Revisar las notas le ayudó, en cierto modo, a calmarse. Miró afuera, hacia el Tocho, con sus cientos de ventanas iluminadas. Abajo, en la calle, había un autobús turístico del que se habían bajado grupos de familias para sacarse fotos y vídeos con ese edificio futurista de fondo. A través de los cristales llegaba un sonido que amenazaba tormenta. El solsticio de invierno estaba cerca y hacía un frío increíble ahí fuera, pero a estos turistas del interior no parecía importarles. Veía los flashes de sus cámaras aquí y allá, igual que los últimos estallidos de vida de las chispas de fuegos artificiales de su infancia. Desde que estaba con Yoko la sensación no era tan pronunciada, pero incluso ahora, cuando veía familias juntas, una ola fría le recorría el cuerpo. Esta ola estaba ahora bañando los márgenes de su memoria, descubriendo una imagen del pasado. Madre sonriendo al poner al amado hijo pequeño para sacarle fotos delante de la casa. Es un día soleado pero ella usa flash. El amado pequeño me hace señas para que pose con él. Digo que no con la cabeza y la sonrisa de Madre desaparece. Cogiendo la cámara con las dos manos, se vuelve para mirarme con ojos vacíos. Enfádate, pienso. Date prisa y pégame. Se queda ahí de pie con esa expresión dura. Venga, hazlo. Su mirada me traspasa como si yo fuera un mueble, o una roca, o un bicho, en lugar de un ser humano.

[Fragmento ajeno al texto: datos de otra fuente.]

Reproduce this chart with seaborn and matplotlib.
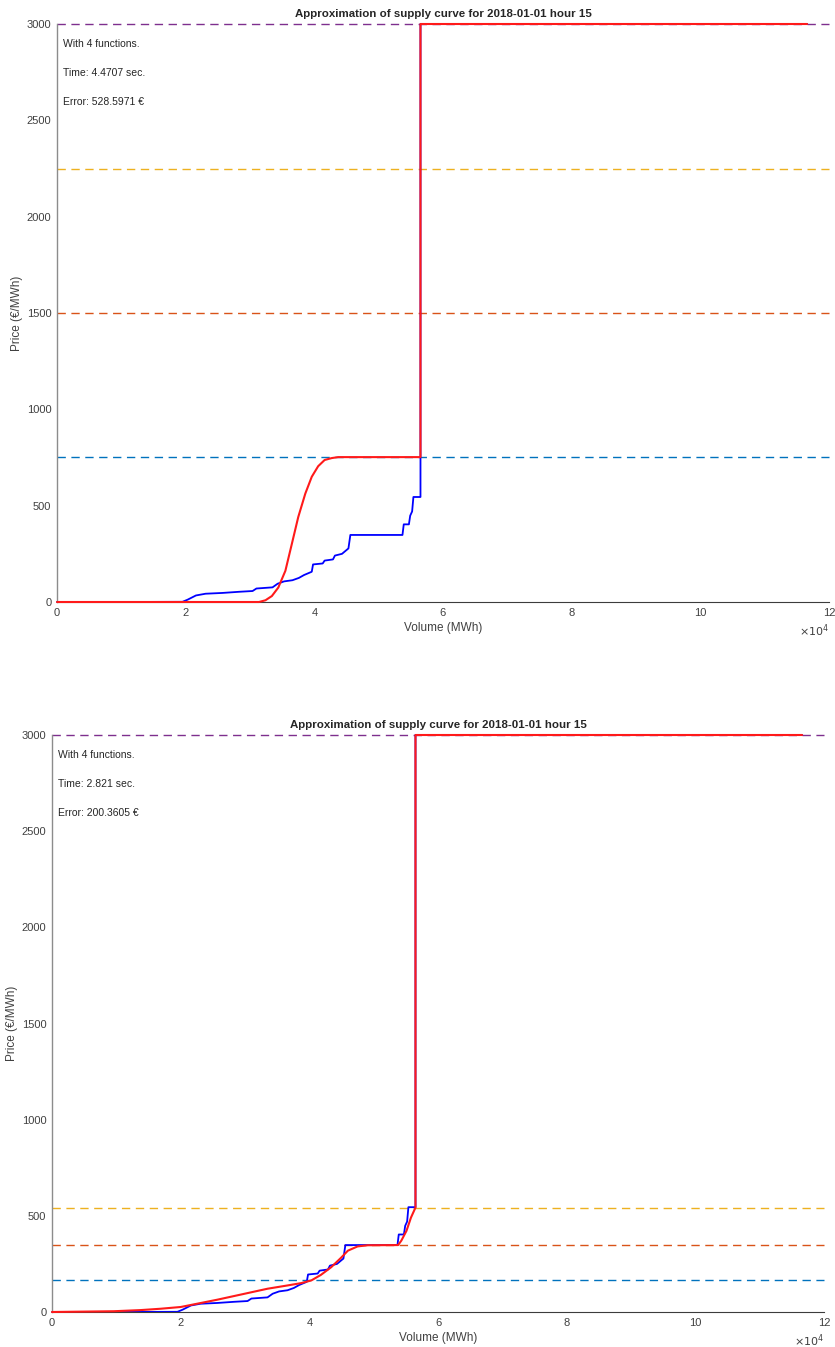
import numpy as np
import pandas as pd
import matplotlib
matplotlib.use('Agg')
import matplotlib.pyplot as plt
import seaborn as sns

# supply curve (blue, step-like), same for both panels
supply_x = [0, 9600, 19500, 20300, 21600, 23100, 25700, 28300, 30400, 31000, 33500,
            34300, 35300, 36600, 37600, 38400, 39600, 39800, 41300, 41600, 42900,
            43200, 44300, 45300, 45600, 53700, 53900, 54700, 54900, 55200, 55400,
            56500, 56500, 116600]
supply_y = [0, 0, 1, 12, 34, 43, 47, 53, 57, 70, 76,
            95, 107, 113, 125, 140, 157, 195, 200, 215, 221,
            241, 250, 278, 348, 348, 403, 403, 448, 470, 545,
            545, 3000, 3000]

# approximation, panel 1
approx1_x = [0, 31400, 32400, 33400, 34400, 35500, 36500, 37500, 38600, 39600, 40600,
             41600, 42700, 43700, 45200, 56500, 56500, 116600]
approx1_y = [0, 0, 9, 31, 75, 162, 301, 441, 563, 650, 705,
             737, 747, 752, 752, 752, 3000, 3000]

# approximation, panel 2
approx2_x = [0, 9600, 13800, 16900, 20000, 22100, 25700, 29400, 33500, 36600, 38700,
             40300, 41800, 43400, 44900, 46000, 47500, 49100, 53800, 54300, 55100,
             55800, 56500, 56500, 116600]
approx2_y = [0, 4, 10, 17, 26, 40, 64, 91, 121, 138, 150,
             164, 193, 233, 281, 319, 341, 347, 348, 371, 422,
             491, 543, 3000, 3000]

levels1 = [752, 1500, 2250, 3000]
levels2 = [167, 348, 543, 3000]
level_colors = ['#0072BD', '#D95319', '#EDB120', '#7E2F8E']

title = 'Approximation of supply curve for 2018-01-01 hour 15'
info1 = ['With 4 functions.', 'Time: 4.4707 sec.', 'Error: 528.5971 €']
info2 = ['With 4 functions.', 'Time: 2.821 sec.', 'Error: 200.3605 €']

xticks = [0, 20000, 40000, 60000, 80000, 100000, 120000]
xticklabels = ['0', '2', '4', '6', '8', '10', '12']
yticks = [0, 500, 1000, 1500, 2000, 2500, 3000]

sns.set_theme(style='white')
plt.rcParams['font.family'] = ['Liberation Sans', 'DejaVu Sans']

fig = plt.figure(figsize=(8.35, 13.47), dpi=100)
ax1 = fig.add_axes([57 / 835, 1 - 602 / 1347, (829 - 57) / 835, 578 / 1347])
ax2 = fig.add_axes([52 / 835, 1 - 1312 / 1347, (824 - 52) / 835, 577 / 1347])

panels = [(ax1, approx1_x, approx1_y, levels1, info1),
          (ax2, approx2_x, approx2_y, levels2, info2)]

for ax, ax_x, ax_y, levels, info in panels:
    for lv, c in zip(levels, level_colors):
        ax.axhline(lv, color=c, linestyle=(0, (6, 4)), linewidth=1.0, zorder=1,
                   clip_on=False)

    sup = pd.DataFrame({'x': supply_x, 'y': supply_y})
    sns.lineplot(data=sup, x='x', y='y', ax=ax, color='#0000FF', linewidth=1.3,
                 estimator=None, sort=False, zorder=2, clip_on=False)
    app = pd.DataFrame({'x': ax_x, 'y': ax_y})
    sns.lineplot(data=app, x='x', y='y', ax=ax, color='#FF1A1A', linewidth=1.5,
                 estimator=None, sort=False, zorder=3, clip_on=False)

    ax.set_xlim(0, 120000)
    ax.set_ylim(0, 3000)
    ax.set_xticks(xticks)
    ax.set_xticklabels(xticklabels)
    ax.set_yticks(yticks)
    ax.tick_params(direction='in', length=4, width=0.8, colors='#262626',
                   labelsize=8, labelcolor='#404040', pad=4)
    ax.spines['top'].set_visible(False)
    ax.spines['right'].set_visible(False)
    ax.spines['left'].set_color('#8c8c8c')
    ax.spines['bottom'].set_color('#3c3c3c')
    ax.spines['left'].set_linewidth(1.0)
    ax.spines['bottom'].set_linewidth(0.8)
    ax.set_xlabel('Volume (MWh)', fontsize=8.5, color='#404040', labelpad=3)
    ax.set_ylabel('Price (€/MWh)', fontsize=8.5, color='#404040', labelpad=3)
    ax.set_title(title, fontsize=8.25, fontweight='bold', pad=5)
    ax.text(1.0, -0.05, r'$\times10^{4}$', transform=ax.transAxes, ha='right',
            va='center', fontsize=8, color='#404040')
    for k, t in enumerate(info):
        ax.text(0.008, 0.965 - 0.05 * k, t, transform=ax.transAxes, ha='left',
                va='center', fontsize=7.5, color='#262626')

fig.savefig('out.png', dpi=100, facecolor='white')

Para borrar esta imagen de su cabeza, Kawashima intentó imaginar el abdomen firme y blanco de la joven que supuestamente estaba de camino a la habitación. Por teléfono, el hombre del club de sado le dijo que era menuda, de piel clara y un poco tímida. La voz y la manera de hablar de este hombre eran muy parecidas a las del servicio de masajes. Como si estuviera sentado a la cama de un moribundo. Si una voz así te dijera que no había nada de qué preocuparse, pensó Kawashima, lo más probable es que te entrara el pánico. Miró su reloj. Pasaban más de veinte minutos de las seis. Pensó en Yoko, pero sabía que no podía llamarla porque el ordenador del hotel registraría todas sus llamadas. De todos modos, era mejor olvidarse de Yoko hasta que el ritual hubiese terminado. La persona que se quedaba en esta habitación no era Kawashima Masayuki sino Yokoyama Toru. Mientras repetía entre dientes este nombre inventado, casi comenzó a creer que era ése el que realmente era: una persona diferente con una historia diferente.

Estaba empezando a pensar en llamar al club de sado cuando sonó el timbre. De camino a la puerta, Kawashima se detuvo ante el termostato para encender la calefacción. Era necesario que la habitación estuviera lo suficientemente caliente para que ella se sintiera cómoda al desnudarse. Se quitó los guantes, los metió en el bolsillo y sacó un pañuelo para cubrir la palma de su mano derecha.